(What to do) Transcribe each entry below exactly. Pictures do not go in the copy.

(Supplied entries)
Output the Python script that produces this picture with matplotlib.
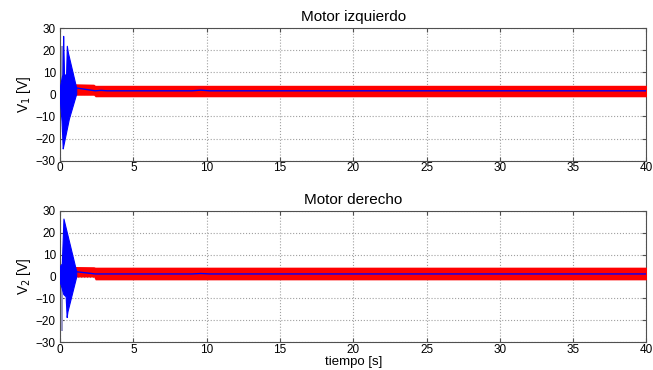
import numpy as np
import matplotlib
matplotlib.use('Agg')
import matplotlib.pyplot as plt

plt.rcParams['font.family'] = ['Liberation Sans', 'DejaVu Sans']

# envelope of the blue transient, top panel
t_up1 = [0.0, 0.12, 0.16, 0.21, 0.27, 0.41, 0.46, 0.53, 1.1]
up1 = [4, 8, 9, 26.5, 9, 9, 22, 19, 3]
t_lo1 = [0.0, 0.1, 0.18, 0.6, 1.1]
lo1 = [-4, -12, -24.5, -11, 0.3]
# gray shading at the very beginning
t_gray1 = [0.0, 0.2]
gray_lo1 = [-10, -10]
gray_hi1 = [22, 22]

# bottom panel
t_up2 = [0.0, 0.12, 0.23, 1.1]
up2 = [5, 6, 26.5, 2.5]
t_lo2 = [0.0, 0.1, 0.22, 0.38, 0.45, 0.5, 1.1]
lo2 = [-3, -5, -8, -9, -18.5, -16, 0]
t_gray2 = [0.0, 0.2]
gray_lo2 = [-25, -25]
gray_hi2 = [5, 5]

# red band (dense switching signal) and blue mean line
t_red = [1.0, 2.3, 2.4, 40.0]
red_lo1 = [-0.4, -0.4, -1.1, -1.1]
red_hi1 = [4.8, 4.6, 4.1, 4.1]
red_lo2 = [-0.2, -0.2, -1.5, -1.5]
red_hi2 = [4.6, 4.5, 4.3, 4.3]

t_mean = [1.0, 2.4, 2.8, 3.2, 9.0, 9.6, 10.2, 40.0]
mean1 = [3.0, 1.6, 1.8, 1.6, 1.6, 1.9, 1.6, 1.6]
mean2 = [2.3, 1.2, 1.2, 1.2, 1.2, 1.4, 1.2, 1.2]

titles = ['Motor izquierdo', 'Motor derecho']
ylabels = ['V$_1$ [V]', 'V$_2$ [V]']

fig = plt.figure(figsize=(6.53, 3.70), dpi=100)
ax1 = fig.add_axes([0.092, 0.566, 0.898, 0.358])
ax2 = fig.add_axes([0.092, 0.075, 0.898, 0.355])

panels = [
    (ax1, t_up1, up1, t_lo1, lo1, t_gray1, gray_lo1, gray_hi1, red_lo1, red_hi1, mean1),
    (ax2, t_up2, up2, t_lo2, lo2, t_gray2, gray_lo2, gray_hi2, red_lo2, red_hi2, mean2),
]

for i, (ax, tu, u, tl, l, tg, glo, ghi, rlo, rhi, mn) in enumerate(panels):
    ax.fill_between(tg, glo, ghi, color='#9a9ac8', lw=0, zorder=2)
    ax.fill_between(t_red, rlo, rhi, color='#ff0000', lw=0, zorder=3)
    # merge envelopes onto a common time grid for the polygon
    tt = np.union1d(tu, tl)
    ax.fill_between(tt, np.interp(tt, tl, l), np.interp(tt, tu, u),
                    color='#0000ff', lw=0.8, zorder=4)
    ax.plot(t_mean, mn, color='#0000ff', lw=1, zorder=5)

    ax.set_xlim(0, 40)
    ax.set_ylim(-30, 30)
    ax.set_xticks(np.arange(0, 41, 5))
    ax.set_yticks(np.arange(-30, 31, 10))
    ax.grid(True, linestyle=':', color='#a0a0a0', linewidth=0.8)
    ax.set_axisbelow(True)
    ax.tick_params(direction='in', length=3, labelsize=8.5, top=True, right=True,
                   color='#505050')
    ax.tick_params(axis='x', pad=1)
    ax.tick_params(axis='y', pad=3)
    for s in ax.spines.values():
        s.set_color('#505050')
        s.set_linewidth(0.8)
    ax.set_title(titles[i], fontsize=11, pad=5)
    ax.set_ylabel(ylabels[i], fontsize=10, labelpad=2)

ax2.set_xlabel('tiempo [s]', fontsize=9.5, labelpad=0)

fig.savefig('out.png', dpi=100)
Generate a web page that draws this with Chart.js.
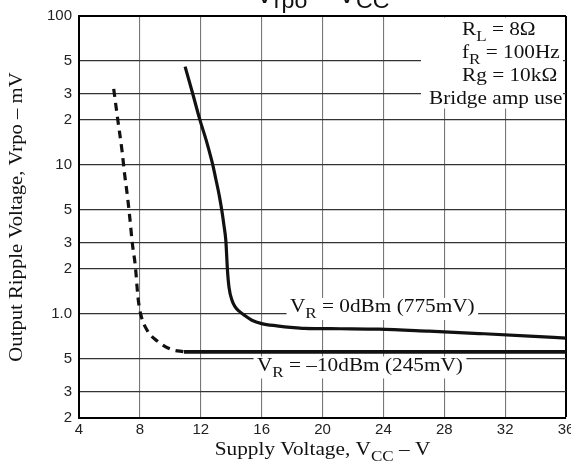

(Answer)
Output the Python script that produces this picture with matplotlib.
import numpy as np
import matplotlib
matplotlib.use('Agg')
import matplotlib.pyplot as plt

plt.rcParams['font.family'] = ['Liberation Sans', 'DejaVu Sans']

# envelope of the blue transient, top panel
t_up1 = [0.0, 0.12, 0.16, 0.21, 0.27, 0.41, 0.46, 0.53, 1.1]
up1 = [4, 8, 9, 26.5, 9, 9, 22, 19, 3]
t_lo1 = [0.0, 0.1, 0.18, 0.6, 1.1]
lo1 = [-4, -12, -24.5, -11, 0.3]
# gray shading at the very beginning
t_gray1 = [0.0, 0.2]
gray_lo1 = [-10, -10]
gray_hi1 = [22, 22]

# bottom panel
t_up2 = [0.0, 0.12, 0.23, 1.1]
up2 = [5, 6, 26.5, 2.5]
t_lo2 = [0.0, 0.1, 0.22, 0.38, 0.45, 0.5, 1.1]
lo2 = [-3, -5, -8, -9, -18.5, -16, 0]
t_gray2 = [0.0, 0.2]
gray_lo2 = [-25, -25]
gray_hi2 = [5, 5]

# red band (dense switching signal) and blue mean line
t_red = [1.0, 2.3, 2.4, 40.0]
red_lo1 = [-0.4, -0.4, -1.1, -1.1]
red_hi1 = [4.8, 4.6, 4.1, 4.1]
red_lo2 = [-0.2, -0.2, -1.5, -1.5]
red_hi2 = [4.6, 4.5, 4.3, 4.3]

t_mean = [1.0, 2.4, 2.8, 3.2, 9.0, 9.6, 10.2, 40.0]
mean1 = [3.0, 1.6, 1.8, 1.6, 1.6, 1.9, 1.6, 1.6]
mean2 = [2.3, 1.2, 1.2, 1.2, 1.2, 1.4, 1.2, 1.2]

titles = ['Motor izquierdo', 'Motor derecho']
ylabels = ['V$_1$ [V]', 'V$_2$ [V]']

fig = plt.figure(figsize=(6.53, 3.70), dpi=100)
ax1 = fig.add_axes([0.092, 0.566, 0.898, 0.358])
ax2 = fig.add_axes([0.092, 0.075, 0.898, 0.355])

panels = [
    (ax1, t_up1, up1, t_lo1, lo1, t_gray1, gray_lo1, gray_hi1, red_lo1, red_hi1, mean1),
    (ax2, t_up2, up2, t_lo2, lo2, t_gray2, gray_lo2, gray_hi2, red_lo2, red_hi2, mean2),
]

for i, (ax, tu, u, tl, l, tg, glo, ghi, rlo, rhi, mn) in enumerate(panels):
    ax.fill_between(tg, glo, ghi, color='#9a9ac8', lw=0, zorder=2)
    ax.fill_between(t_red, rlo, rhi, color='#ff0000', lw=0, zorder=3)
    # merge envelopes onto a common time grid for the polygon
    tt = np.union1d(tu, tl)
    ax.fill_between(tt, np.interp(tt, tl, l), np.interp(tt, tu, u),
                    color='#0000ff', lw=0.8, zorder=4)
    ax.plot(t_mean, mn, color='#0000ff', lw=1, zorder=5)

    ax.set_xlim(0, 40)
    ax.set_ylim(-30, 30)
    ax.set_xticks(np.arange(0, 41, 5))
    ax.set_yticks(np.arange(-30, 31, 10))
    ax.grid(True, linestyle=':', color='#a0a0a0', linewidth=0.8)
    ax.set_axisbelow(True)
    ax.tick_params(direction='in', length=3, labelsize=8.5, top=True, right=True,
                   color='#505050')
    ax.tick_params(axis='x', pad=1)
    ax.tick_params(axis='y', pad=3)
    for s in ax.spines.values():
        s.set_color('#505050')
        s.set_linewidth(0.8)
    ax.set_title(titles[i], fontsize=11, pad=5)
    ax.set_ylabel(ylabels[i], fontsize=10, labelpad=2)

ax2.set_xlabel('tiempo [s]', fontsize=9.5, labelpad=0)

fig.savefig('out.png', dpi=100)
Generate a web page that draws this with Chart.js.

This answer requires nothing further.